Matthew Zapruder Celebrates Poetry’s ‘True Strangeness’
How did you learn about poetry in school? In his latest op-ed at the New York Times, Matthew Zapruder yearns for a different style of poetry pedagogy, specifically for the K-12 classroom. He begins: “Do you remember, as I do, how in the classroom poems were so often taught as if they were riddles? What is the poet really trying to say here?” From there:
What is the theme or message of this poem? What does this word “purple” or “flower” or “grass” really mean? Like classical music, poetry has an unfortunate reputation for requiring special training and education to appreciate, which takes readers away from its true strangeness, and makes most of us feel as if we haven’t studied enough to read it.
This attitude is pervasive. To take just one example, in his introduction to “The Best Poems of the English Language,” Harold Bloom writes, “The art of reading poetry begins with mastering allusiveness in particular poems, from the simple to the very complex.” This sounds completely reasonable, but is totally wrong. The art of reading poetry doesn’t begin with thinking about historical moments or great philosophies. It begins with reading the words of the poems themselves.
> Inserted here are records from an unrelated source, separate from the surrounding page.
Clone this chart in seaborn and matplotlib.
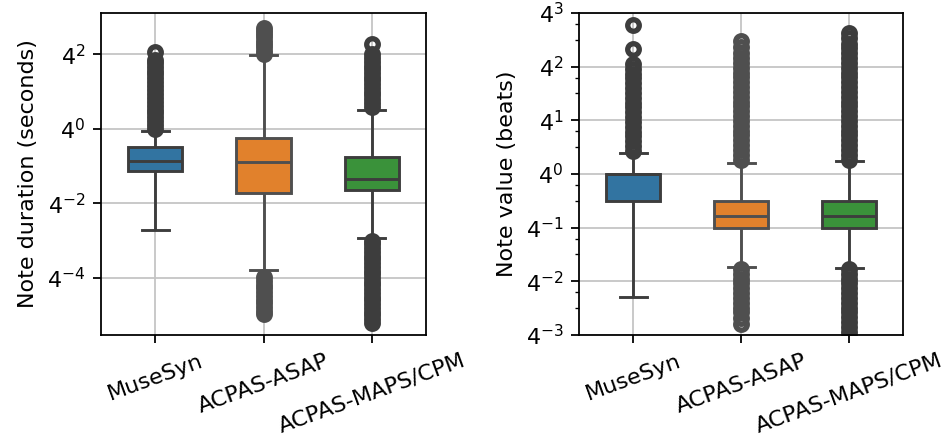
import numpy as np
import matplotlib
matplotlib.use("Agg")
import matplotlib.pyplot as plt
import seaborn as sns
from matplotlib.ticker import NullLocator

datasets = ["MuseSyn", "ACPAS-ASAP", "ACPAS-MAPS/CPM"]
box_colors = ["#3274a1", "#e1812c", "#3a923a"]
line_colors = ["#3d3d3d", "#4f4f4f", "#3d3d3d"]

# All values are exponents of 4 (both axes use a base-4 log scale).
# A "body" lists: lower whisker end, Q1, median, Q3, upper whisker end,
# and body_counts says how many notes take each of those values.
body_counts = [1, 300, 300, 300, 1]

# ---- note duration (seconds) ----
dur_musesyn_body = [-2.70, -1.12, -0.856, -0.48, -0.05]
dur_musesyn_out = [0.00, 0.10, 0.21, 0.31, 0.42, 0.52, 0.62, 0.73, 0.83, 0.94,
                   1.04, 1.15, 1.25, 1.36, 1.46, 1.56, 1.67, 1.77, 1.84, 2.07]

dur_asap_body = [-3.79, -1.73, -0.90, -0.24, 1.98]
dur_asap_out = [2.01, 2.10, 2.19, 2.28, 2.37, 2.46, 2.55, 2.64, 2.72,
                -3.98, -4.08, -4.18, -4.28, -4.38, -4.48, -4.58, -4.68, -4.78,
                -4.88, -4.98]

dur_maps_body = [-2.92, -1.65, -1.347, -0.756, 0.52]
dur_maps_out = [0.60, 0.70, 0.80, 0.90, 1.00, 1.10, 1.20, 1.30, 1.40, 1.50,
                1.60, 1.70, 1.80, 1.90, 2.00, 2.29,
                -3.00, -3.10, -3.20, -3.30, -3.40, -3.50, -3.60, -3.70, -3.80,
                -3.90, -4.00, -4.10, -4.20, -4.30, -4.40, -4.50, -4.60, -4.70,
                -4.80, -4.90, -5.00, -5.10, -5.22]

# ---- note value (beats) ----
val_musesyn_body = [-2.29, -0.50, 0.00, 0.00, 0.40]
val_musesyn_out = [0.43, 0.52, 0.61, 0.70, 0.79, 0.88, 0.97, 1.06, 1.15, 1.24,
                   1.33, 1.42, 1.51, 1.60, 1.69, 1.78, 1.87, 1.96, 2.05, 2.32,
                   2.78]

val_asap_body = [-1.73, -1.00, -0.792, -0.50, 0.2075]
val_asap_out = [0.27, 0.36, 0.45, 0.54, 0.63, 0.72, 0.81, 0.90, 0.99, 1.08,
                1.17, 1.26, 1.35, 1.44, 1.53, 1.62, 1.71, 1.80, 1.89, 1.98,
                2.07, 2.16, 2.25, 2.36, 2.47,
                -1.77, -1.86, -1.95, -2.04, -2.13, -2.22, -2.31, -2.40, -2.49,
                -2.58, -2.69, -2.80]

val_maps_body = [-1.745, -1.00, -0.792, -0.50, 0.243]
val_maps_out = [0.27, 0.36, 0.45, 0.54, 0.63, 0.72, 0.81, 0.90, 0.99, 1.08,
                1.17, 1.26, 1.35, 1.44, 1.53, 1.62, 1.71, 1.80, 1.89, 1.98,
                2.07, 2.16, 2.25, 2.34, 2.43, 2.53, 2.63,
                -1.77, -1.86, -1.95, -2.04, -2.13, -2.22, -2.31, -2.40, -2.49,
                -2.58, -2.67, -2.76, -2.85, -2.94, -3.03, -3.12, -3.21, -3.30]

dur_ticks = [-4, -2, 0, 2]
val_ticks = [-3, -2, -1, 0, 1, 2, 3]
dur_limits = (-5.53, 3.11)
val_limits = (-3.0, 3.0)


def notes(body, outliers):
    exps = np.concatenate([np.repeat(body, body_counts), outliers])
    return 4.0 ** exps


def draw_box(ax, i, values):
    sns.boxplot(x=[datasets[i]] * len(values), y=values, order=datasets,
                color=box_colors[i], saturation=1, linecolor=line_colors[i],
                width=0.5, linewidth=1.3, fliersize=5.2,
                flierprops=dict(marker="o", markersize=5.2,
                                markeredgewidth=2.4),
                ax=ax)


fig = plt.figure(figsize=(945 / 160, 442 / 160), dpi=160)
ax_dur = fig.add_axes([0.1069, 0.2421, 0.3439, 0.7285])
ax_val = fig.add_axes([0.6127, 0.2421, 0.3429, 0.7285])

panels = [
    (ax_dur, [(dur_musesyn_body, dur_musesyn_out),
              (dur_asap_body, dur_asap_out),
              (dur_maps_body, dur_maps_out)],
     dur_ticks, dur_limits, "Note duration (seconds)"),
    (ax_val, [(val_musesyn_body, val_musesyn_out),
              (val_asap_body, val_asap_out),
              (val_maps_body, val_maps_out)],
     val_ticks, val_limits, "Note value (beats)"),
]

for ax, sets, ticks, limits, label in panels:
    # MuseSyn statistics are taken on the raw values, the ACPAS sets on log values
    draw_box(ax, 0, notes(*sets[0]))
    ax.set_yscale("log", base=4)
    draw_box(ax, 1, notes(*sets[1]))
    draw_box(ax, 2, notes(*sets[2]))

    ax.set_ylim(4.0 ** limits[0], 4.0 ** limits[1])
    ax.set_yticks(4.0 ** np.array(ticks, dtype=float))
    ax.set_xlim(-0.5, 2.5)
    ax.set_xlabel("")
    ax.set_ylabel(label)
    ax.grid(True, which="major", color="#c4c4c4")
    ax.set_axisbelow(True)
    ax.tick_params(axis="x", labelrotation=20)

ax_dur.yaxis.set_minor_locator(NullLocator())

fig.savefig("out.png", dpi=160)
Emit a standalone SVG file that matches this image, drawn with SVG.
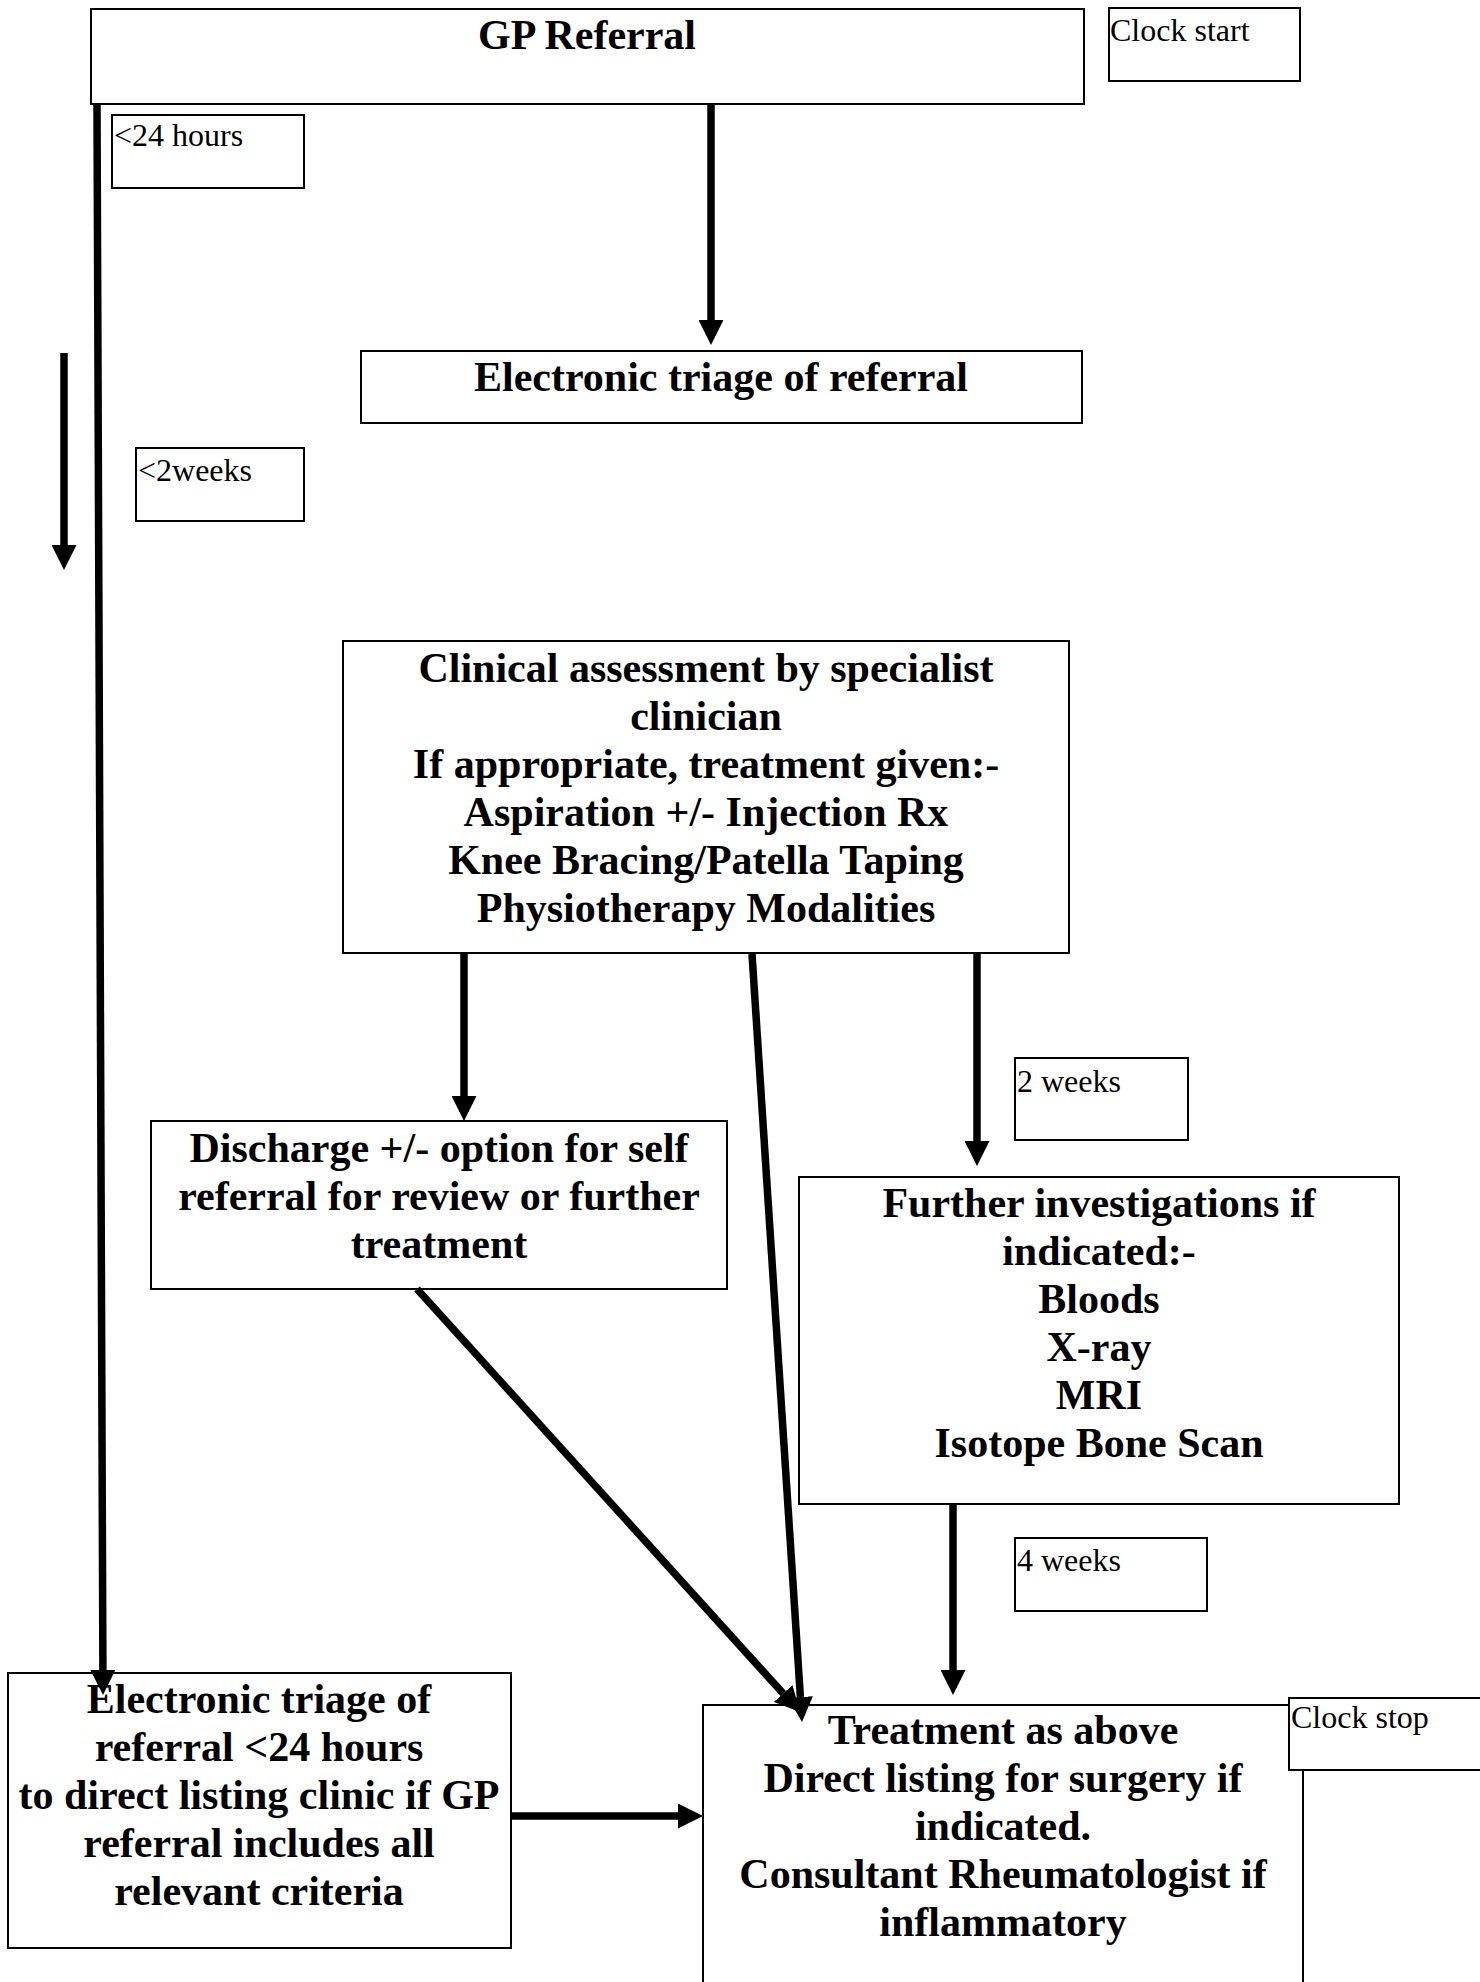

As much as we might have enjoyed reading (and writing) poetry when we were children, in school we are taught that poetry is inherently “difficult,” and that by its very nature it somehow makes meaning by hiding meaning. So our efforts at reading poetry begin to reflect this. But it turns out that the portal to the strange is the literal. As a teacher, I’ve found that regardless of how open or resistant my literature students initially are to poetry, real progress begins when they get literal with the words on the page. I ask them to pick one interesting word, then go to the library and investigate that word.